Source records —

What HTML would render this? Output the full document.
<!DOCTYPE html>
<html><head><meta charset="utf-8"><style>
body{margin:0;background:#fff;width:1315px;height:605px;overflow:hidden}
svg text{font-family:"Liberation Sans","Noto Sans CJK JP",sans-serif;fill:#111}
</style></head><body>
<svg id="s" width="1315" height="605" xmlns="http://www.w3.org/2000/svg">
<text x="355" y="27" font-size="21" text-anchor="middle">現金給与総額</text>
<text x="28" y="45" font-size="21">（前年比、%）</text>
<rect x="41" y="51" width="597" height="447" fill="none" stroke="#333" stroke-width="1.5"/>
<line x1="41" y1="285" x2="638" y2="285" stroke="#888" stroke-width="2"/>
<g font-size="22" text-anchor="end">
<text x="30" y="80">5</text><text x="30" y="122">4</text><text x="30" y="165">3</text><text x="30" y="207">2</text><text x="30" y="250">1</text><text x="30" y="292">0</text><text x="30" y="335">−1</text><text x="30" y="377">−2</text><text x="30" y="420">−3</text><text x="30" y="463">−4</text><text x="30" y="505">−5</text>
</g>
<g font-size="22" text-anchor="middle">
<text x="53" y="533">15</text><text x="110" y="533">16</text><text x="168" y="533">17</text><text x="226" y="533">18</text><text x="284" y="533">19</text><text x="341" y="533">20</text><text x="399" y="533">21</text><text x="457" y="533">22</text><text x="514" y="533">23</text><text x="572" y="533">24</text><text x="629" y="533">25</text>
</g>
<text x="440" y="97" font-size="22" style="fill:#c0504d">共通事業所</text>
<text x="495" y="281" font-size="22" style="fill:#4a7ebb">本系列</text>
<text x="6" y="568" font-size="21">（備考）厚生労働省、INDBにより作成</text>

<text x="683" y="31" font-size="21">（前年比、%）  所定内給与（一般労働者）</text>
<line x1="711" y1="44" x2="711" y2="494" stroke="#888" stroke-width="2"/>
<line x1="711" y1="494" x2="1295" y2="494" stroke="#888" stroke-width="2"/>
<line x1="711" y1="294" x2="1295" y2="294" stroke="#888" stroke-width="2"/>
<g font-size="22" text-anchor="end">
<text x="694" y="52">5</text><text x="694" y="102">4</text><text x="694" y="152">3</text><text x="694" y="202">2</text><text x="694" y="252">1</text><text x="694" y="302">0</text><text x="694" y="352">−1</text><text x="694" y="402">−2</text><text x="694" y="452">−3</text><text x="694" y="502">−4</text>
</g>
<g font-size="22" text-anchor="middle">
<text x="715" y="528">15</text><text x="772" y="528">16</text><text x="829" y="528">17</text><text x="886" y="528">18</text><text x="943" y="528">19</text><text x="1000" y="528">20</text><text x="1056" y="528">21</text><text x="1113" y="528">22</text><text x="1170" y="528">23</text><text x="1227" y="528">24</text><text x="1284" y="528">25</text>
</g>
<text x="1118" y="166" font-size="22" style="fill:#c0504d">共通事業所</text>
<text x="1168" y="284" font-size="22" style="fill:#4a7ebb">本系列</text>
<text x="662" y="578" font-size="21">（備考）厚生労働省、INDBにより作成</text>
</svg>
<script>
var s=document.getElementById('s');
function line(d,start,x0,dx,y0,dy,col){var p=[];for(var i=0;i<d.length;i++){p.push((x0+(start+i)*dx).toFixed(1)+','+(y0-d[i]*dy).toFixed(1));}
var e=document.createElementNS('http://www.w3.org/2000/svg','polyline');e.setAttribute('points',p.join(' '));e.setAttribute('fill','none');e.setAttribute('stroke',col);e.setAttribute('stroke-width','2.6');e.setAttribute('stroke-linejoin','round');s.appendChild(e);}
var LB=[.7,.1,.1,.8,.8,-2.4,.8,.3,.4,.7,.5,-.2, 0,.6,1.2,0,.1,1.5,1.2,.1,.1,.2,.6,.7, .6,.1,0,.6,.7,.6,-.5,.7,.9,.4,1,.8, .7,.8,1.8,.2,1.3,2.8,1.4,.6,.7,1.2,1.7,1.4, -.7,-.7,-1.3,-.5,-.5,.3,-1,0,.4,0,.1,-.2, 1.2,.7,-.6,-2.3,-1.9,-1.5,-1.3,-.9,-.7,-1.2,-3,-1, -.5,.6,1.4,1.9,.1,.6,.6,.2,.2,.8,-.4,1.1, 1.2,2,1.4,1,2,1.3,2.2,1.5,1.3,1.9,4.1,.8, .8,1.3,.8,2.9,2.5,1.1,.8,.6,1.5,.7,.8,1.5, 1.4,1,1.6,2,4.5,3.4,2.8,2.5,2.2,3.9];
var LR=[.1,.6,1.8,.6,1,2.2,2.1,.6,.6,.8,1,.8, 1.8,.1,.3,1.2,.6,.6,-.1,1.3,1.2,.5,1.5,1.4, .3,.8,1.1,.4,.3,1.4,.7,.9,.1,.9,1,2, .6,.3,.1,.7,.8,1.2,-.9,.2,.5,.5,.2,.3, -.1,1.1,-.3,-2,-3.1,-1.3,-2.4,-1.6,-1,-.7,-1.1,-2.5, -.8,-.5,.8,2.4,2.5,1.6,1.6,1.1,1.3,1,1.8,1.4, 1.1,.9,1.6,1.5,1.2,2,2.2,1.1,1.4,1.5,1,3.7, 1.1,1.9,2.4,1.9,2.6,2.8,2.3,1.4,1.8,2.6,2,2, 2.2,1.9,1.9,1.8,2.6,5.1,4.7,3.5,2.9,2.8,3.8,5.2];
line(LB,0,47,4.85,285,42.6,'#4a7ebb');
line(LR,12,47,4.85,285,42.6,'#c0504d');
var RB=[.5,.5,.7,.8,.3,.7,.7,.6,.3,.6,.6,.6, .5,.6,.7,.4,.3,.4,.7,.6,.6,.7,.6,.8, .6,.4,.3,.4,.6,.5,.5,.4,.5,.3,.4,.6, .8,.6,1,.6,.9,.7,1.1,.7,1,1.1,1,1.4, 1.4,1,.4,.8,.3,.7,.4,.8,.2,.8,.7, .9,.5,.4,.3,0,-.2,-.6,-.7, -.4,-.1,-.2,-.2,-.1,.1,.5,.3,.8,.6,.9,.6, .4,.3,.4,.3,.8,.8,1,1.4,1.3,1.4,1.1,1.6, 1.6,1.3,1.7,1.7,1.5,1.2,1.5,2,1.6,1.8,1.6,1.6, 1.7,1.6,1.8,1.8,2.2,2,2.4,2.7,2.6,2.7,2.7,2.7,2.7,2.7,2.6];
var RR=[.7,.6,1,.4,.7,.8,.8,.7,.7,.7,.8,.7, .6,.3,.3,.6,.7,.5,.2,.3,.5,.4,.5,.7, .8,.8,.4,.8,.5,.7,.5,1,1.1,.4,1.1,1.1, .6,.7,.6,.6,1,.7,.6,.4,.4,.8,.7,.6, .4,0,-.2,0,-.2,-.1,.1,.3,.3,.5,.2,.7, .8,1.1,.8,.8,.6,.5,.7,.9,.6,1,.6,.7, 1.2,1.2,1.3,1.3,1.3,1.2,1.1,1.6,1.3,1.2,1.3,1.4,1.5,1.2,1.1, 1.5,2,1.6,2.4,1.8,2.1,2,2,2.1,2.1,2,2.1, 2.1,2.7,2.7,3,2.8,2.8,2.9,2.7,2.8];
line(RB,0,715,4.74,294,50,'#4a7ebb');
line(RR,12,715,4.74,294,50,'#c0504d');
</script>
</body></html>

--

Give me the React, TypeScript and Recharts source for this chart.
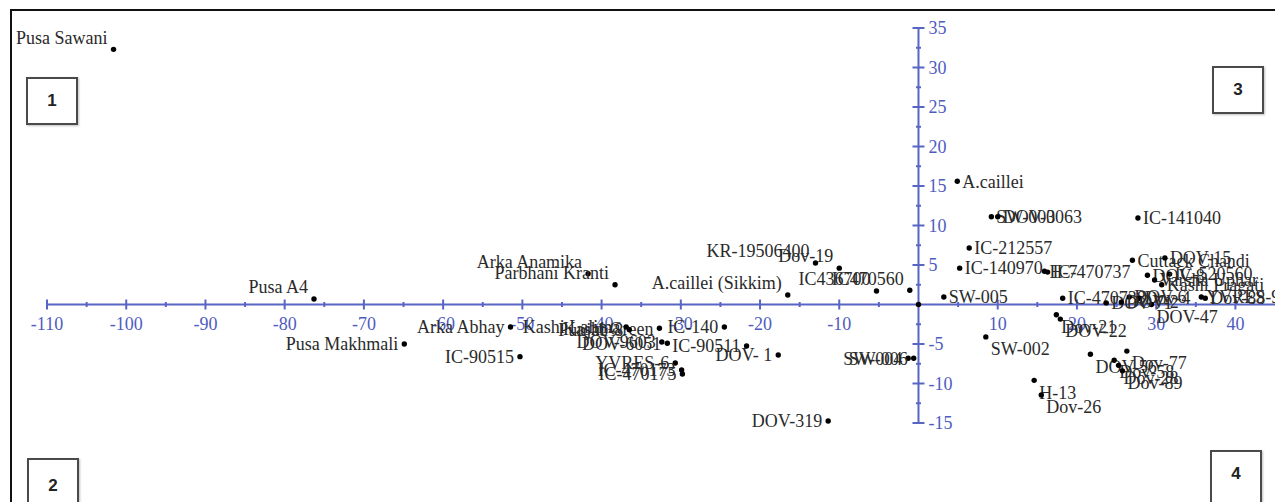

Task objective — Where a line of the material above holds the string "document", copy that line.

Finished task —
What HTML would render this? Output the full document.
var s=document.getElementById('s');
var e=document.createElementNS('http://www.w3.org/2000/svg','polyline');e.setAttribute('points',p.join(' '));e.setAttribute('fill','none');e.setAttribute('stroke',col);e.setAttribute('stroke-width','2.6');e.setAttribute('stroke-linejoin','round');s.appendChild(e);}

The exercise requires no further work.